Haiti: Berliner fürchtet um das Leben seiner Patenkinder

Michael Kaasch betreut mit "Haiti Care e. V." mehr als 200 Schüler. Er kennt das Land wie kein anderer.

Berlin/Port-Au-Prince - „Dad, ich lebe!“ Als Michael Kaasch, 61, aus Berlin-Waidmannslust diesen mit tränenerstickter Stimme gestammelten Satz hörte, war er überglücklich. Seiner 29 Jahre alten Patentochter Natasha aus dem Elendsviertel Caridad Carrefour Feuilles in Port-Au-Prince war es kurz nach dem ersten Beben gelungen, ihren Ziehvater in Deutschland per Handy anzurufen. Alle telefonieren in Haiti über Handy, das ist die einzige, aber zum Glück relativ preisgünstige Möglichkeit. Oder: Sie war es – jetzt sind die Leitungen tot, die Masten des Anbieters „Digicel“ standen auf den Dächern der eingestürzten Gebäude.

Der 61-Jährige, der vor 18 Jahren die Berliner Hilfsorganisation „Haiti Care e. V.“ begründet hat, ist nicht der Einzige in Deutschland, der vergeblich versucht, Angehörige und Freunde zu erreichen. Vor der Botschaft Haitis in der Berliner Meinekestraße sammelten sich gestern verzweifelte Haitianer. Helft uns! Wir wissen nicht, ob unsere Lieben noch leben!

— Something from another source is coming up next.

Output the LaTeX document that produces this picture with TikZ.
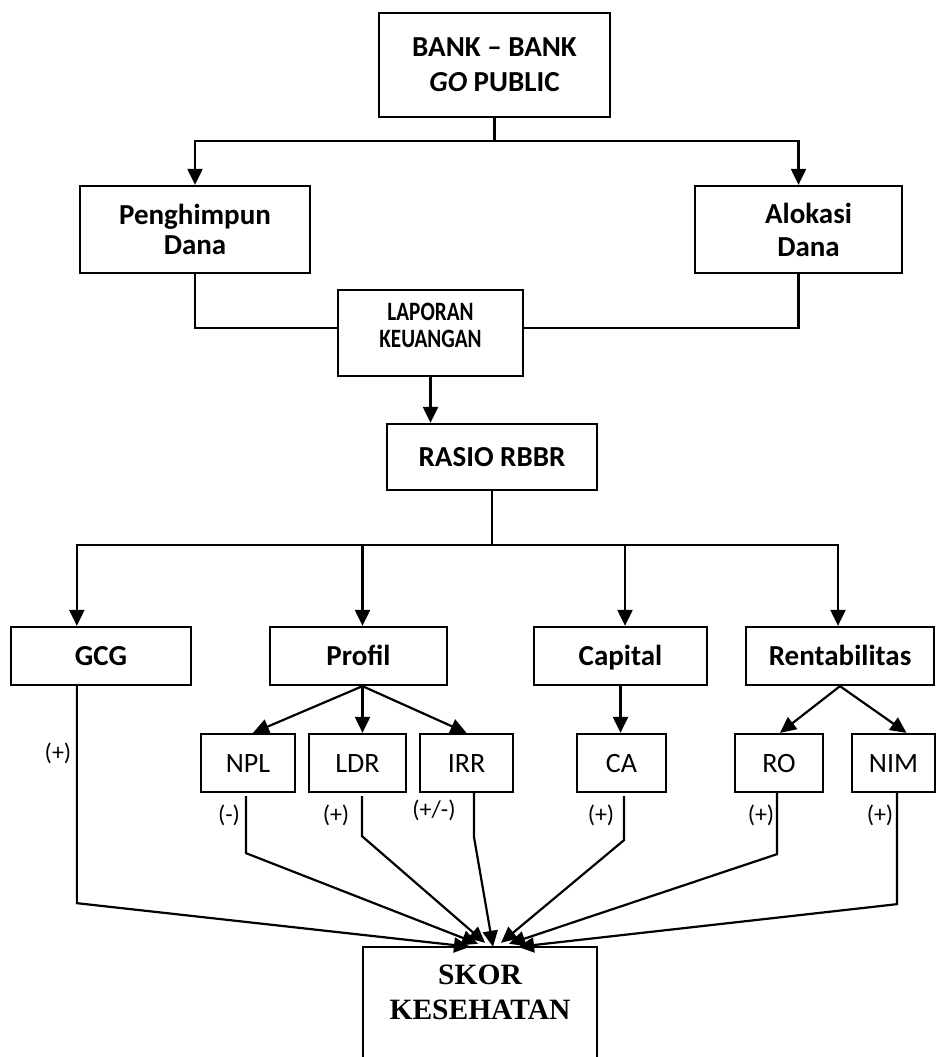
\documentclass[tikz,border=0pt]{standalone}
\usepackage{fontspec}
\setmainfont{Carlito}
\newfontfamily\condfont[FakeStretch=0.8]{Carlito}
\newfontfamily\timesfont{Liberation Serif}
\usetikzlibrary{arrows.meta,calc}
\begin{document}
\begin{tikzpicture}[x=1pt,y=-1pt,
  box/.style={draw,line width=2.3pt,inner sep=0pt,align=center},
  bigtext/.style={font=\fontsize{29}{33}\selectfont\bfseries,text height=19pt,text depth=0pt},
  regtext/.style={font=\fontsize{28}{33}\selectfont,text height=18pt,text depth=-3pt},
  signlabel/.style={font=\fontsize{24}{28}\selectfont,inner sep=0pt},
  conn/.style={line width=2.2pt},
  arr/.style={line width=2.2pt,-{Triangle[length=16pt,width=15pt]}},
]
\useasboundingbox (0,0) rectangle (936,1057);

% top level
\node[box,font=\fontsize{29}{35}\selectfont\bfseries,minimum width=231,minimum height=104] (bank) at (494.5,65) {BANK -- BANK\\\textit{GO} PUBLIC};
\node[box,font=\fontsize{29}{30}\selectfont\bfseries,minimum width=230,minimum height=87] (peng) at (195,229.5) {Penghimpun\\Dana};
\node[box,font=\fontsize{29}{33}\selectfont\bfseries,minimum width=207,minimum height=87] (alok) at (798.5,229.5) {\hspace*{20pt}Alokasi\\\hspace*{20pt}Dana};
\node[box,font=\condfont\bfseries\fontsize{26.5}{27}\selectfont,minimum width=185,minimum height=86] (lap) at (430.5,333) {LAPORAN\\KEUANGAN\\[-12pt]};
\node[box,bigtext,minimum width=210,minimum height=66] (rasio) at (492,457) {RASIO RBBR};

% second level
\node[box,bigtext,minimum width=180,minimum height=58] (gcg) at (101,656) {GCG};
\node[box,bigtext,minimum width=177,minimum height=58] (profil) at (358.5,656) {Profil};
\node[box,bigtext,minimum width=173,minimum height=58] (capital) at (620.5,656) {Capital};
\node[box,bigtext,minimum width=188,minimum height=58] (rent) at (840,656) {Rentabilitas};

% third level
\node[box,regtext,minimum width=94,minimum height=58] (npl) at (248,763) {NPL};
\node[box,regtext,minimum width=97,minimum height=58] (ldr) at (357.5,763) {LDR};
\node[box,regtext,minimum width=93,minimum height=58] (irr) at (466.5,763) {IRR};
\node[box,regtext,minimum width=89,minimum height=58] (ca) at (621.5,763) {CA};
\node[box,regtext,minimum width=88,minimum height=58] (ro) at (779,763) {RO};
\node[box,regtext,minimum width=83,minimum height=58] (nim) at (893.5,763) {NIM};

% bottom box (open at the bottom edge of the picture)
\node[inner sep=0pt,minimum width=234,minimum height=120] (skor) at (480,1007) {};
\draw[line width=1.8pt] (skor.south west) -- (skor.north west) -- (skor.north east) -- (skor.south east);
\node[font=\timesfont\bfseries\fontsize{29.5}{35}\selectfont,align=center,inner sep=0pt] (skortext) at (480,992) {SKOR\\KESEHATAN};

% connectors top
\draw[arr] (bank.south) -- ++(0,23) -| (peng.north);
\draw[arr] (bank.south) -- ++(0,23) -| (alok.north);
\draw[conn] (peng.south) |- ($(lap.west)+(0,-5)$);
\draw[conn] (alok.south) |- ($(lap.east)+(0,-5)$);
\draw[arr] (lap.south) -- (lap.south |- rasio.north);

\coordinate (hub) at ($(rasio.south)+(0,54)$);
\draw[arr] (rasio.south) -- (hub) -| ($(gcg.north west)+(67,0)$);
\draw[arr] (hub) -| ($(profil.north)+(4,0)$);
\draw[arr] (hub) -| ($(capital.north)+(4.5,0)$);
\draw[arr] (hub) -| ($(rent.north)+(-2,0)$);

% second to third
\coordinate (pb) at ($(profil.south)+(4,0)$);
\draw[arr] (pb) -- ($(npl.north)+(5,0)$);
\draw[arr] (pb) -- (pb |- ldr.north);
\draw[arr] (pb) -- (irr.north);
\draw[arr] (capital.south) -- (capital.south |- ca.north);
\draw[arr] (rent.south) -- ($(ro.north)+(1,0)$);
\draw[arr] (rent.south) -- ($(nim.north)+(13,0)$);

% convergence on the score box
\coordinate (t1) at ($(skor.north)+(-10,0)$);
\coordinate (t2) at ($(skor.north)+(-2,-3)$);
\coordinate (t3) at ($(skor.north)+(5,-4)$);
\coordinate (t4) at ($(skor.north)+(13,0)$);
\coordinate (t5) at ($(skor.north)+(21,-4)$);
\coordinate (t6) at ($(skor.north)+(29,-3)$);
\coordinate (t7) at ($(skor.north)+(38,0)$);
\draw[arr] ($(gcg.south west)+(67,0)$) -- ++(0,217) -- (t1);
\draw[arr] ($(npl.south)+(-2,3)$) -- ++(0,57) -- (t2);
\draw[arr] ($(ldr.south)+(4.5,3)$) -- ++(0,40) -- (t3);
\draw[arr] ($(irr.south)+(7.5,0)$) -- ++(0,44) -- (t4);
\draw[arr] ($(ca.south)+(2.5,3)$) -- ++(0,44) -- (t5);
\draw[arr] ($(ro.south)+(-2,0)$) -- ++(0,61) -- (t6);
\draw[arr] ($(nim.south)+(3.5,0)$) -- ++(0,111) -- (t7);

% sign labels
\node[signlabel] (sg) at (58,753) {(+)};
\node[signlabel] (snpl) at (229,815) {(-)};
\node[signlabel] (sldr) at (336,815) {(+)};
\node[signlabel] (sirr) at (434,810) {(+/-)};
\node[signlabel] (sca) at (601,815) {(+)};
\node[signlabel] (sro) at (761,815) {(+)};
\node[signlabel] (snim) at (880,815) {(+)};
\end{tikzpicture}
\end{document}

Haiti, dieses Land, so klein wie das Bundesland Brandenburg, ist vielen Deutschen nur von Urlauben aus der benachbarten Dominikanischen Republik ein Begriff. Als Tourist erliegt man dem Charme der Strandhändler, die – für Europäer überaus günstige – wunderschöne bunte und lebensfrohe Leinwand-Bilder meist mit Landschaftsmotiven oder Marktszenen anbieten. Die Künstler kommen aus Haiti, verdienen mit den 10, 20 Euro ein Vermögen. „Haiti ist ein Land, da wollen Sie sofort wieder weg – oder es lässt Sie nicht mehr los“, sagt der Berliner Michael Kaasch. Sein Herz haben die Menschen erobert, als der  IT-Vertriebsfachmann vor zwei Jahrzehnten eine „Incentive“-Bonusreise von seinem Arbeitgeber bekam. Martinique, Gouadeloupe, Haiti. Haiti!

Seine Patentochter Natasha war fünf, als der zweifache Vater das Patenkind mit seiner Frau Barbara über die Entfernung hinweg in seine Obhut nahm. Seitdem schufen die Kaaschs Gesundheitszentren, Schulinfrastruktur, Filtersysteme für Brunnenwasser, ein Waisenhaus und in Kooperation mit der Montessori-Stiftung und dem haitianischen Bildungsministerium eine Montessori-Schule für 200 Kinder. In der gefährlichen „roten Zone“, in die sich Politiker nicht hineintrauen. Die Berliner aber, sie sind willkommen. Sie wissen noch nicht, was noch steht, wer starb. Barbara Kaasch sagt, dass es „mich entsetzt, dass die sonst auch trotz all der Hurricans so lebensfrohen Menschen nur noch stumpf in die Gegend gucken“.